# [Task details]
Compile every line that includes the word "chart".
===== Dataset section =====
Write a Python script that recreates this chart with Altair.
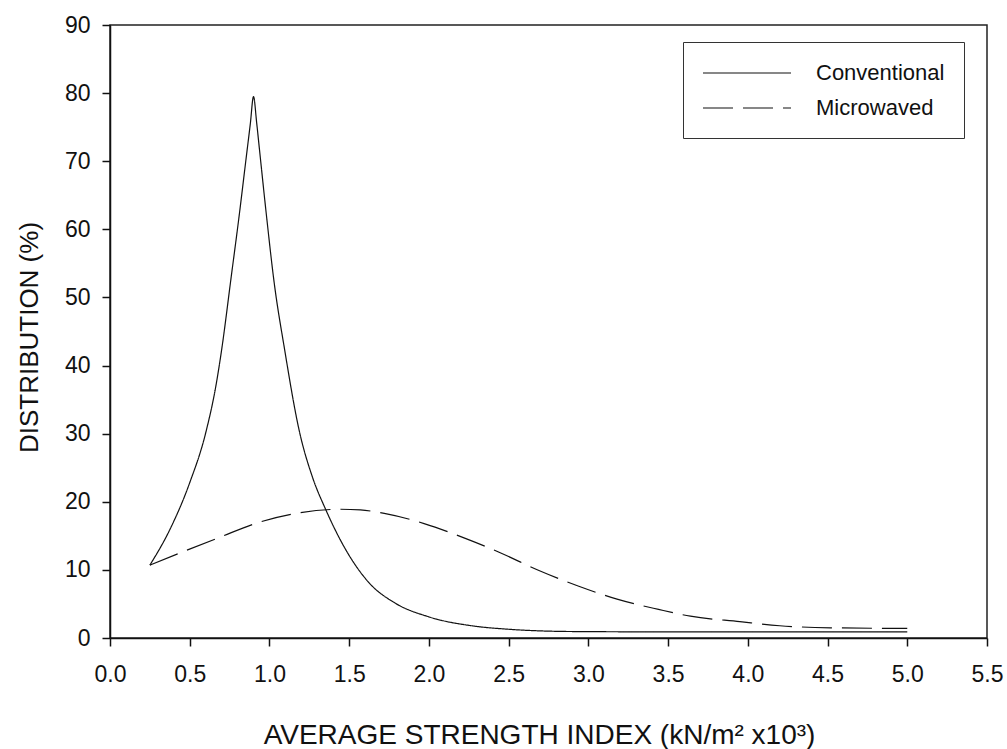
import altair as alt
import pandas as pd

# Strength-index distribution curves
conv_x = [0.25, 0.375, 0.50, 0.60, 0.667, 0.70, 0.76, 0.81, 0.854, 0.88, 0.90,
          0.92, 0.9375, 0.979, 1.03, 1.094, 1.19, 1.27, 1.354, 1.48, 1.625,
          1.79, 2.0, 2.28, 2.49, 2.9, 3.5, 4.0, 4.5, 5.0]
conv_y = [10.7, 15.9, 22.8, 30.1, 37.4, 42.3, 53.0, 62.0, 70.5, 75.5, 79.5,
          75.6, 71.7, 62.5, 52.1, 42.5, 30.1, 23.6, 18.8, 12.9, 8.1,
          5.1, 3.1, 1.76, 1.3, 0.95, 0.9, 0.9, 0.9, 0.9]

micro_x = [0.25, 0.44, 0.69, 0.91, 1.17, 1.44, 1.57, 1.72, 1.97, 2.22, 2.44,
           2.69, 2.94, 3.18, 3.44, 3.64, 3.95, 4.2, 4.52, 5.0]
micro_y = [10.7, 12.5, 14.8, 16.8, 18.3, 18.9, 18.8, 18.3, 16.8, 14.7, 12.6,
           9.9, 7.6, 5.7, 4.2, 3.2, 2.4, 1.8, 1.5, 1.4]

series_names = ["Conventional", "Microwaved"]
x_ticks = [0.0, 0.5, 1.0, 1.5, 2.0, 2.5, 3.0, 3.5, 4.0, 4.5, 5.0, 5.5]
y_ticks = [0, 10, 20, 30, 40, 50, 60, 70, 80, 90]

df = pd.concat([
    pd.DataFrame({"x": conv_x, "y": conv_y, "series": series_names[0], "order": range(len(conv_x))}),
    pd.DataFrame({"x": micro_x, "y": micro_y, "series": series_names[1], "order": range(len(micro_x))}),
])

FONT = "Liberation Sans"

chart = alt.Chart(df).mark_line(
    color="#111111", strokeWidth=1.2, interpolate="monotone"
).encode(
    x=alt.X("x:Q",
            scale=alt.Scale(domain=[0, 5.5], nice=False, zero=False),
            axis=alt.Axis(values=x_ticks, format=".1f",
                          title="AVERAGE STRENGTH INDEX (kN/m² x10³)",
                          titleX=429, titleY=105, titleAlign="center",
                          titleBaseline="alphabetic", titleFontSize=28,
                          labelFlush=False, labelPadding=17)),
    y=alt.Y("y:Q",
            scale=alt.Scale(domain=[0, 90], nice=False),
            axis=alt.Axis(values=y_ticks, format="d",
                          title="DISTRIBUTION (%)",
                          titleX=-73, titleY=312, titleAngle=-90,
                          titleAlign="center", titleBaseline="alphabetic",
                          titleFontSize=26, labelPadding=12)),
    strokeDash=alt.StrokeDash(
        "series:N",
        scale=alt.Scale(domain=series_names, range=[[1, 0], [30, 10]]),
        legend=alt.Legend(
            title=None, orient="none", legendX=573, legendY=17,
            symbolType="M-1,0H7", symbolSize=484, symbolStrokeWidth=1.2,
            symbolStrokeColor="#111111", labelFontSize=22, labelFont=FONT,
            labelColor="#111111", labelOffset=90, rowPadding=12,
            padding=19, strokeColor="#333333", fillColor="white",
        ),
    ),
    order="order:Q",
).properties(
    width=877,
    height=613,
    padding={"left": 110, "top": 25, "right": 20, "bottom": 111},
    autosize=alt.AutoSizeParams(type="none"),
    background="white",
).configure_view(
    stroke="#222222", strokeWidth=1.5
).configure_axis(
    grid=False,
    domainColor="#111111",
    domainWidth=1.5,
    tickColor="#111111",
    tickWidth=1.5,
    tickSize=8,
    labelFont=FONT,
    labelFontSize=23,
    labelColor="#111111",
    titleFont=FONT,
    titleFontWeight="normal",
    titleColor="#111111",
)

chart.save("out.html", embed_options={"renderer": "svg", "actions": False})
=====
# [Solution]
Write a Python script that recreates this chart with Altair.
chart = alt.Chart(df).mark_line(
chart.save("out.html", embed_options={"renderer": "svg", "actions": False})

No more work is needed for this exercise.